▶ _Task_:
Give the listing again exactly, omitting its images.

··· Information shown ···

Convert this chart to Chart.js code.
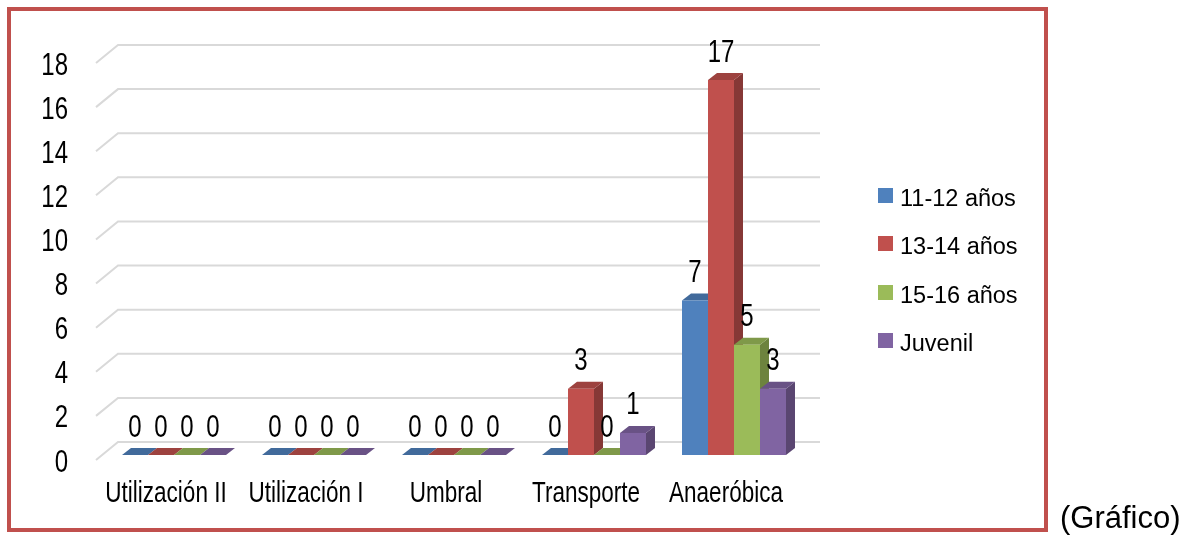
<!DOCTYPE html>
<html>
<head>
<meta charset="utf-8">
<script src="https://cdn.jsdelivr.net/npm/chart.js@4/dist/chart.umd.min.js"></script>
<style>
    body { margin: 0; background: #fff; }
    #wrap { position: relative; width: 1185px; height: 536px; overflow: hidden; }
    #grafico { position: absolute; left: 0; top: 0; }
    #marco {
        position: absolute; left: 7px; top: 7px; width: 1041px; height: 525px;
        box-sizing: border-box; border: 4.5px solid #C0504D;
    }
    #leyenda { position: absolute; left: 878px; top: 187px; font-family: "Liberation Sans", Arial, sans-serif; }
    .fila { position: absolute; left: 0; width: 160px; height: 24px; }
    .caja { position: absolute; left: 0; top: 1px; width: 15px; height: 15px; }
    .texto { position: absolute; left: 22px; top: 0; font-size: 23.5px; line-height: 23.5px; color: #000; white-space: nowrap; }
    #pie {
        position: absolute; left: 1060px; top: 502px; font-family: "Liberation Sans", Arial, sans-serif;
        font-size: 31px; line-height: 31px; color: #000;
    }
</style>
</head>
<body>
<div id="wrap">
    <canvas id="grafico" width="1185" height="536"></canvas>
    <div id="marco"></div>
    <div id="leyenda"></div>
    <div id="pie">(Gráfico)</div>
</div>
<script>
// datos
const categorias = ['Utilización II', 'Utilización I', 'Umbral', 'Transporte', 'Anaeróbica'];
const series = ['11-12 años', '13-14 años', '15-16 años', 'Juvenil'];
const anios1112 = [0, 0, 0, 0, 7];
const anios1314 = [0, 0, 0, 3, 17];
const anios1516 = [0, 0, 0, 0, 5];
const juvenil = [0, 0, 0, 1, 3];
const ejeMin = 0;
const ejeMax = 18;
const ejePaso = 2;

const colores = ['#4F81BD', '#C0504D', '#9BBB59', '#8064A2'];

// profundidad de las barras 3D
const prof = { dx: 9, dy: -7 };
const fuente = '"Liberation Sans", Arial, sans-serif';
const estrecho = 0.75;

function oscurecer(hex, f) {
    const n = parseInt(hex.slice(1), 16);
    const r = Math.round(((n >> 16) & 255) * f);
    const g = Math.round(((n >> 8) & 255) * f);
    const b = Math.round((n & 255) * f);
    return `rgb(${r}, ${g}, ${b})`;
}

// texto comprimido horizontalmente (como Arial Narrow)
function textoEstrecho(ctx, txt, x, y, align, size) {
    ctx.save();
    ctx.translate(x, y);
    ctx.scale(estrecho, 1);
    ctx.font = `${size}px ${fuente}`;
    ctx.fillStyle = '#000';
    ctx.textAlign = align;
    ctx.textBaseline = 'alphabetic';
    ctx.fillText(txt, 0, 0);
    ctx.restore();
}

function poligono(ctx, pts, color) {
    ctx.beginPath();
    ctx.moveTo(pts[0][0], pts[0][1]);
    for (let i = 1; i < pts.length; i++) ctx.lineTo(pts[i][0], pts[i][1]);
    ctx.closePath();
    ctx.fillStyle = color;
    ctx.fill();
}

const barras3d = {
    id: 'barras3d',
    beforeDatasetsDraw(chart) {
        const ctx = chart.ctx;
        const area = chart.chartArea;
        const y = chart.scales.y;

        // lineas de division con el tramo inclinado a la izquierda
        ctx.save();
        ctx.strokeStyle = '#D9D9D9';
        ctx.lineWidth = 2;
        y.ticks.forEach(t => {
            const py = y.getPixelForValue(t.value);
            ctx.beginPath();
            ctx.moveTo(area.left - 8, py + 5);
            ctx.lineTo(area.left + 14, py - 13);
            ctx.lineTo(area.right + 16, py - 13);
            ctx.stroke();
        });

        // caras superior y lateral de cada barra
        for (let j = 0; j < categorias.length; j++) {
            chart.data.datasets.forEach((ds, i) => {
                const bar = chart.getDatasetMeta(i).data[j];
                const l = bar.x - bar.width / 2;
                const r = bar.x + bar.width / 2;
                const top = bar.y;
                const base = bar.base;
                poligono(ctx, [[r, top], [r + prof.dx, top + prof.dy], [r + prof.dx, base + prof.dy], [r, base]],
                    oscurecer(colores[i], 0.7));
                poligono(ctx, [[l, top], [r, top], [r + prof.dx, top + prof.dy], [l + prof.dx, top + prof.dy]],
                    oscurecer(colores[i], 0.82));
            });
        }
        ctx.restore();
    },
    afterDatasetsDraw(chart) {
        const ctx = chart.ctx;
        const x = chart.scales.x;
        const y = chart.scales.y;

        // etiquetas de valor
        chart.data.datasets.forEach((ds, i) => {
            chart.getDatasetMeta(i).data.forEach((bar, j) => {
                textoEstrecho(ctx, String(ds.data[j]), bar.x, bar.y - 30 + 11.5, 'center', 32);
            });
        });

        // etiquetas del eje vertical
        y.ticks.forEach(t => {
            textoEstrecho(ctx, String(t.value), 68, y.getPixelForValue(t.value) + 5 + 11.5, 'right', 32);
        });

        // etiquetas de categoria
        categorias.forEach((c, j) => {
            textoEstrecho(ctx, c, x.getPixelForValue(j) - 8, 502, 'center', 30);
        });
    }
};

const datosGrafico = {
    labels: categorias,
    datasets: [anios1112, anios1314, anios1516, juvenil].map((d, i) => ({
        label: series[i],
        data: d,
        backgroundColor: colores[i],
        borderWidth: 0,
        barPercentage: 1,
        categoryPercentage: 104 / 140,
    }))
};

const grafico = new Chart(document.getElementById('grafico'), {
    type: 'bar',
    data: datosGrafico,
    options: {
        responsive: false,
        animation: false,
        events: [],
        layout: { padding: { left: 104, right: 381, top: 58, bottom: 81 } },
        plugins: {
            legend: { display: false },
            tooltip: { enabled: false },
        },
        scales: {
            x: { display: false },
            y: {
                display: false,
                min: ejeMin,
                max: ejeMax,
                ticks: { stepSize: ejePaso },
            },
        },
    },
    plugins: [barras3d],
});

// leyenda en HTML a partir de los datasets
const leyenda = document.getElementById('leyenda');
grafico.data.datasets.forEach((ds, i) => {
    const fila = document.createElement('div');
    fila.className = 'fila';
    fila.style.top = (i * 48.4) + 'px';
    const caja = document.createElement('span');
    caja.className = 'caja';
    caja.style.background = ds.backgroundColor;
    const texto = document.createElement('span');
    texto.className = 'texto';
    texto.textContent = ds.label;
    fila.appendChild(caja);
    fila.appendChild(texto);
    leyenda.appendChild(fila);
});
</script>
</body>
</html>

···

▶ _Finished exercise_:
Convert this chart to Chart.js code.
<!DOCTYPE html>
<html>
<head>
<meta charset="utf-8">
<script src="https://cdn.jsdelivr.net/npm/chart.js@4/dist/chart.umd.min.js"></script>
<style>
    body { margin: 0; background: #fff; }
    #wrap { position: relative; width: 1185px; height: 536px; overflow: hidden; }
    #grafico { position: absolute; left: 0; top: 0; }
    #marco {
        position: absolute; left: 7px; top: 7px; width: 1041px; height: 525px;
        box-sizing: border-box; border: 4.5px solid #C0504D;
    }
    #leyenda { position: absolute; left: 878px; top: 187px; font-family: "Liberation Sans", Arial, sans-serif; }
    .fila { position: absolute; left: 0; width: 160px; height: 24px; }
    .caja { position: absolute; left: 0; top: 1px; width: 15px; height: 15px; }
    .texto { position: absolute; left: 22px; top: 0; font-size: 23.5px; line-height: 23.5px; color: #000; white-space: nowrap; }
    #pie {
        position: absolute; left: 1060px; top: 502px; font-family: "Liberation Sans", Arial, sans-serif;
        font-size: 31px; line-height: 31px; color: #000;
    }
</style>
</head>
<body>
<div id="wrap">
    <canvas id="grafico" width="1185" height="536"></canvas>
    <div id="marco"></div>
    <div id="leyenda"></div>
    <div id="pie">(Gráfico)</div>
</div>
<script>
// datos
const categorias = ['Utilización II', 'Utilización I', 'Umbral', 'Transporte', 'Anaeróbica'];
const series = ['11-12 años', '13-14 años', '15-16 años', 'Juvenil'];
const anios1112 = [0, 0, 0, 0, 7];
const anios1314 = [0, 0, 0, 3, 17];
const anios1516 = [0, 0, 0, 0, 5];
const juvenil = [0, 0, 0, 1, 3];
const ejeMin = 0;
const ejeMax = 18;
const ejePaso = 2;

const colores = ['#4F81BD', '#C0504D', '#9BBB59', '#8064A2'];

// profundidad de las barras 3D
const prof = { dx: 9, dy: -7 };
const fuente = '"Liberation Sans", Arial, sans-serif';
const estrecho = 0.75;

function oscurecer(hex, f) {
    const n = parseInt(hex.slice(1), 16);
    const r = Math.round(((n >> 16) & 255) * f);
    const g = Math.round(((n >> 8) & 255) * f);
    const b = Math.round((n & 255) * f);
    return `rgb(${r}, ${g}, ${b})`;
}

// texto comprimido horizontalmente (como Arial Narrow)
function textoEstrecho(ctx, txt, x, y, align, size) {
    ctx.save();
    ctx.translate(x, y);
    ctx.scale(estrecho, 1);
    ctx.font = `${size}px ${fuente}`;
    ctx.fillStyle = '#000';
    ctx.textAlign = align;
    ctx.textBaseline = 'alphabetic';
    ctx.fillText(txt, 0, 0);
    ctx.restore();
}

function poligono(ctx, pts, color) {
    ctx.beginPath();
    ctx.moveTo(pts[0][0], pts[0][1]);
    for (let i = 1; i < pts.length; i++) ctx.lineTo(pts[i][0], pts[i][1]);
    ctx.closePath();
    ctx.fillStyle = color;
    ctx.fill();
}

const barras3d = {
    id: 'barras3d',
    beforeDatasetsDraw(chart) {
        const ctx = chart.ctx;
        const area = chart.chartArea;
        const y = chart.scales.y;

        // lineas de division con el tramo inclinado a la izquierda
        ctx.save();
        ctx.strokeStyle = '#D9D9D9';
        ctx.lineWidth = 2;
        y.ticks.forEach(t => {
            const py = y.getPixelForValue(t.value);
            ctx.beginPath();
            ctx.moveTo(area.left - 8, py + 5);
            ctx.lineTo(area.left + 14, py - 13);
            ctx.lineTo(area.right + 16, py - 13);
            ctx.stroke();
        });

        // caras superior y lateral de cada barra
        for (let j = 0; j < categorias.length; j++) {
            chart.data.datasets.forEach((ds, i) => {
                const bar = chart.getDatasetMeta(i).data[j];
                const l = bar.x - bar.width / 2;
                const r = bar.x + bar.width / 2;
                const top = bar.y;
                const base = bar.base;
                poligono(ctx, [[r, top], [r + prof.dx, top + prof.dy], [r + prof.dx, base + prof.dy], [r, base]],
                    oscurecer(colores[i], 0.7));
                poligono(ctx, [[l, top], [r, top], [r + prof.dx, top + prof.dy], [l + prof.dx, top + prof.dy]],
                    oscurecer(colores[i], 0.82));
            });
        }
        ctx.restore();
    },
    afterDatasetsDraw(chart) {
        const ctx = chart.ctx;
        const x = chart.scales.x;
        const y = chart.scales.y;

        // etiquetas de valor
        chart.data.datasets.forEach((ds, i) => {
            chart.getDatasetMeta(i).data.forEach((bar, j) => {
                textoEstrecho(ctx, String(ds.data[j]), bar.x, bar.y - 30 + 11.5, 'center', 32);
            });
        });

        // etiquetas del eje vertical
        y.ticks.forEach(t => {
            textoEstrecho(ctx, String(t.value), 68, y.getPixelForValue(t.value) + 5 + 11.5, 'right', 32);
        });

        // etiquetas de categoria
        categorias.forEach((c, j) => {
            textoEstrecho(ctx, c, x.getPixelForValue(j) - 8, 502, 'center', 30);
        });
    }
};

const datosGrafico = {
    labels: categorias,
    datasets: [anios1112, anios1314, anios1516, juvenil].map((d, i) => ({
        label: series[i],
        data: d,
        backgroundColor: colores[i],
        borderWidth: 0,
        barPercentage: 1,
        categoryPercentage: 104 / 140,
    }))
};

const grafico = new Chart(document.getElementById('grafico'), {
    type: 'bar',
    data: datosGrafico,
    options: {
        responsive: false,
        animation: false,
        events: [],
        layout: { padding: { left: 104, right: 381, top: 58, bottom: 81 } },
        plugins: {
            legend: { display: false },
            tooltip: { enabled: false },
        },
        scales: {
            x: { display: false },
            y: {
                display: false,
                min: ejeMin,
                max: ejeMax,
                ticks: { stepSize: ejePaso },
            },
        },
    },
    plugins: [barras3d],
});

// leyenda en HTML a partir de los datasets
const leyenda = document.getElementById('leyenda');
grafico.data.datasets.forEach((ds, i) => {
    const fila = document.createElement('div');
    fila.className = 'fila';
    fila.style.top = (i * 48.4) + 'px';
    const caja = document.createElement('span');
    caja.className = 'caja';
    caja.style.background = ds.backgroundColor;
    const texto = document.createElement('span');
    texto.className = 'texto';
    texto.textContent = ds.label;
    fila.appendChild(caja);
    fila.appendChild(texto);
    leyenda.appendChild(fila);
});
</script>
</body>
</html>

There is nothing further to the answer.